The well defined criteria (completeness, representativeness, etc.) of this sample will allow both a detailed study of individual sources of high interest, and statistical studies of populations. In particular, the BSS and HBSS samples will be fundamental to complement other medium and deep XMM-Newton and Chandra survey programs (having fluxes 10 to 100 times fainter and covering a smaller area of the sky) and will provide a larger baseline for all evolutionary studies.
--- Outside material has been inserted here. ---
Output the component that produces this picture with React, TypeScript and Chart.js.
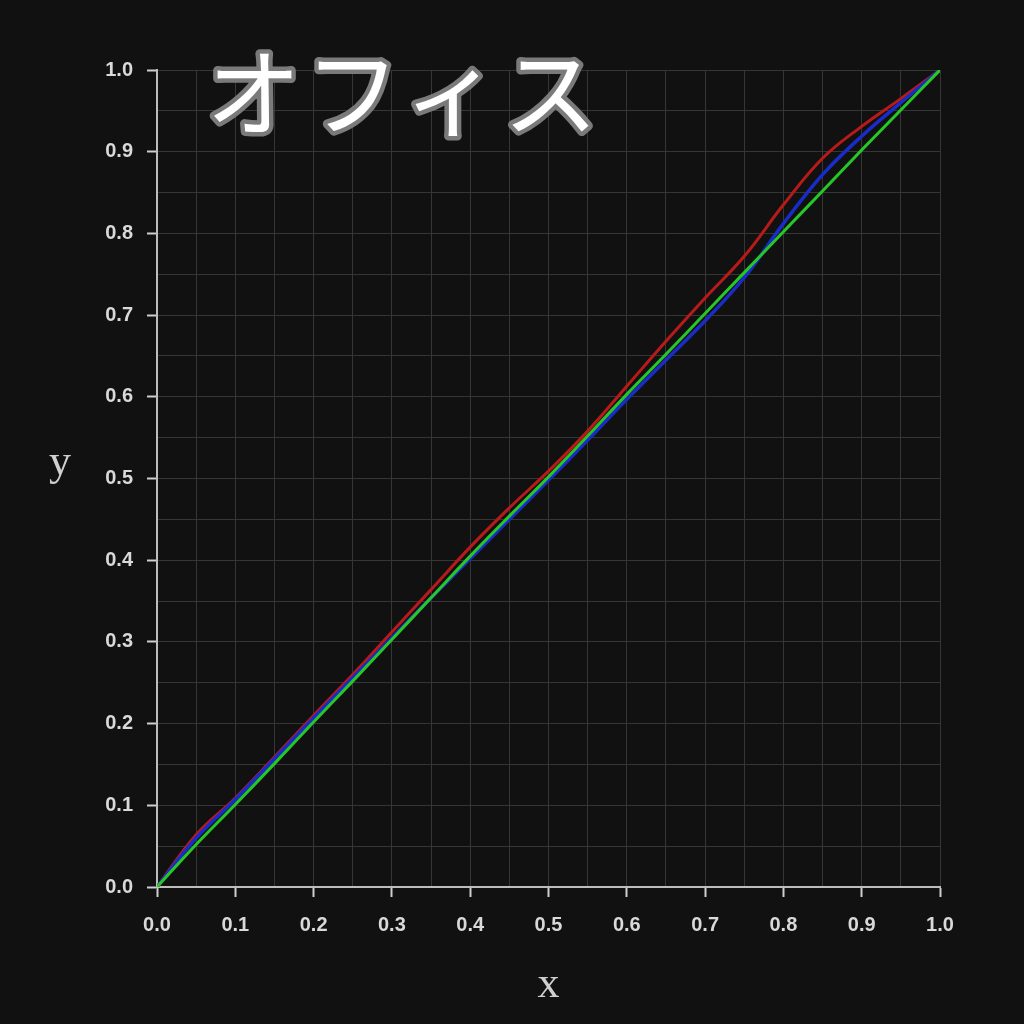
import React, { useEffect, useRef } from 'react';
import { Chart, registerables, ChartConfiguration, Plugin } from 'chart.js';

Chart.register(...registerables);

const xs: number[] = [0, 0.05, 0.1, 0.15, 0.2, 0.25, 0.3, 0.35, 0.4, 0.45, 0.5, 0.55, 0.6, 0.65, 0.7, 0.75, 0.8, 0.85, 0.9, 0.95, 1.0];

const redValues: number[] = [0, 0.064, 0.109, 0.159, 0.21, 0.26, 0.312, 0.364, 0.416, 0.464, 0.509, 0.558, 0.613, 0.668, 0.721, 0.772, 0.835, 0.892, 0.931, 0.965, 1.0];
const blueValues: number[] = [0, 0.06, 0.107, 0.157, 0.207, 0.256, 0.305, 0.354, 0.402, 0.45, 0.498, 0.547, 0.597, 0.645, 0.693, 0.746, 0.812, 0.872, 0.919, 0.96, 1.0];
const greenValues: number[] = [0, 0.052, 0.101, 0.151, 0.202, 0.252, 0.303, 0.354, 0.405, 0.454, 0.502, 0.552, 0.603, 0.652, 0.702, 0.752, 0.802, 0.852, 0.902, 0.951, 1.0];

const titleText = 'オフィス';
const xTitle = 'x';
const yTitle = 'y';

const isMajor = (v: number) => Math.abs(v * 10 - Math.round(v * 10)) < 1e-6;

const toPoints = (ys: number[]) => xs.map((x, i) => ({ x, y: ys[i] }));

// title and upright axis labels
const textPlugin: Plugin<'line'> = {
  id: 'texts',
  afterDraw(chart) {
    const ctx = chart.ctx;
    const area = chart.chartArea;
    const tx = area.left + 49;
    const ty = area.top + 23;
    ctx.save();
    ctx.font = 'normal 95px "Noto Sans CJK JP", "Noto Sans CJK SC"';
    (ctx as any).letterSpacing = '4px';
    ctx.textAlign = 'left';
    ctx.textBaseline = 'middle';
    ctx.lineJoin = 'round';
    ctx.lineCap = 'round';
    ctx.lineWidth = 9;
    ctx.strokeStyle = '#7a7a7a';
    ctx.strokeText(titleText, tx, ty);
    ctx.fillStyle = '#ffffff';
    ctx.fillText(titleText, tx, ty);
    (ctx as any).letterSpacing = '0px';

    ctx.font = '44px "Liberation Serif"';
    ctx.fillStyle = '#d0d0d0';
    ctx.textAlign = 'center';
    ctx.textBaseline = 'alphabetic';
    ctx.fillText(yTitle, 60, (area.top + area.bottom) / 2 - 4);
    ctx.fillText(xTitle, (area.left + area.right) / 2, area.bottom + 110);
    ctx.restore();
  },
};

export default function App() {
  const canvasRef = useRef<HTMLCanvasElement | null>(null);

  useEffect(() => {
    document.body.style.margin = '0';
    document.body.style.background = '#111111';
    if (!canvasRef.current) return;
    const ctx = canvasRef.current.getContext('2d');
    if (!ctx) return;

    const tickFont = { family: '"Liberation Sans", Arial, sans-serif', size: 20, weight: 'bold' as const };

    const config: ChartConfiguration<'line'> = {
      type: 'line',
      data: {
        datasets: [
          { label: 'green', data: toPoints(greenValues), borderColor: '#26c826', borderWidth: 3 },
          { label: 'blue', data: toPoints(blueValues), borderColor: '#1a2cc8', borderWidth: 3.5 },
          { label: 'red', data: toPoints(redValues), borderColor: '#b81a1a', borderWidth: 3 },
        ],
      },
      options: {
        responsive: true,
        maintainAspectRatio: false,
        animation: false,
        layout: { padding: { top: 70, right: 84, left: 0, bottom: 0 } },
        elements: {
          point: { radius: 0 },
          line: { tension: 0.4, fill: false },
        },
        plugins: {
          legend: { display: false },
          tooltip: { enabled: false },
          title: { display: false },
        },
        scales: {
          x: {
            type: 'linear',
            min: 0,
            max: 1,
            afterFit: (scale: any) => {
              scale.height = 137;
            },
            border: { display: true, color: '#bdbdbd', width: 2 },
            grid: {
              color: '#363636',
              lineWidth: 1,
              tickLength: 10,
              tickColor: (c: any) => (c.tick && isMajor(c.tick.value) ? '#cfcfcf' : 'rgba(0,0,0,0)'),
              tickWidth: 2,
            },
            ticks: {
              stepSize: 0.05,
              autoSkip: false,
              maxRotation: 0,
              padding: 16,
              color: '#d9d9d9',
              font: tickFont,
              callback: (v: any) => (isMajor(Number(v)) ? Number(v).toFixed(1) : ''),
            },
          },
          y: {
            type: 'linear',
            min: 0,
            max: 1,
            afterFit: (scale: any) => {
              scale.width = 157;
            },
            border: { display: true, color: '#bdbdbd', width: 2 },
            grid: {
              color: '#363636',
              lineWidth: 1,
              tickLength: 10,
              tickColor: (c: any) => (c.tick && isMajor(c.tick.value) ? '#cfcfcf' : 'rgba(0,0,0,0)'),
              tickWidth: 2,
            },
            ticks: {
              stepSize: 0.05,
              autoSkip: false,
              padding: 14,
              color: '#d9d9d9',
              font: tickFont,
              callback: (v: any) => (isMajor(Number(v)) ? Number(v).toFixed(1) : ''),
            },
          },
        },
      },
      plugins: [textPlugin],
    };

    const chartInstance = new Chart(ctx, config);
    return () => {
      chartInstance.destroy();
    };
  }, []);

  return (
    <div style={{ position: 'fixed', left: 0, top: 0, width: '1024px', height: '1024px', background: '#111111' }}>
      <canvas ref={canvasRef} />
    </div>
  );
}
Moreover, the good X-ray statistics which characterize most of the sources in the "XMM-Newton Bright Serendipitous Survey'', combined with the relative brightness of their optical counterparts, will allow us to investigate their physical properties in detail. Indeed this sample is already contributing to the solution of some critical open (and "hot'') questions like the relationship between optical absorption and X-ray obscuration (Caccianiga et al. 2004) and the physical nature of the "X-ray bright optically normal galaxies'' (Severgnini et al. 2003). Many of these issues are investigated with difficulty using the fainter X-ray samples because of their typical poor counts statistics for each source.

The spectroscopic identifications together with the X-ray (spectral, morphological and variability) parameters will be made available to the community and can be used to define statistical identification procedures to select rare and interesting classes of X-ray sources, enabling the application of these procedures to the vast amount of XMM-Newton serendipitous data that will be accumulated during the lifetime of the mission[*].

In this paper we discuss the BSS and the HBSS survey strategy, we present a complete sample of 400 sources extracted from the analysis of 237 XMM-Newton fields and we discuss some preliminary statistical results based on the spectroscopic identification done so far.

This paper is organized as follows. In Sect. 2 we discuss the survey strategy (e.g. energy selection bands, primary selection camera and criteria for field and source selection), we present basic information on the XMM-Newton fields used and on the sources belonging to the BSS and HBSS samples and we discuss the completeness of the "XMM-Newton Bright Serendipitous Survey''. In Sect. 3 we discuss the number-flux relationship, the identification work done so far, the broad-band X-ray spectral properties of the sample, the position of the sources in the diagram obtained using the X-ray spectral information (provided by the hardness ratio) and the X-ray to optical flux ratio as well as the surface densities (Log (N>S)- ${\rm Log}~ S$) of optically type 1 and type 2 AGN in the HBSS sample. Finally, the summary and the conclusions are reported in Sect. 4. In the appendices we discuss our approach to evaluate the background quality of the data used and to deal with the X-ray sources falling close to the gaps between the CCDs or close to the edge of the CCDs. Throughout this paper H0 = 65 km s-1 Mpc-1 and $\Omega_{\lambda} = 0.7$, $\Omega_{\rm M} = 0.3$ are assumed; the energy spectral index, $\alpha _{\rm E}$, quoted in this paper refers to a power-law spectral model having $S_{\rm E} \propto E^{-\alpha _{\rm E}}$.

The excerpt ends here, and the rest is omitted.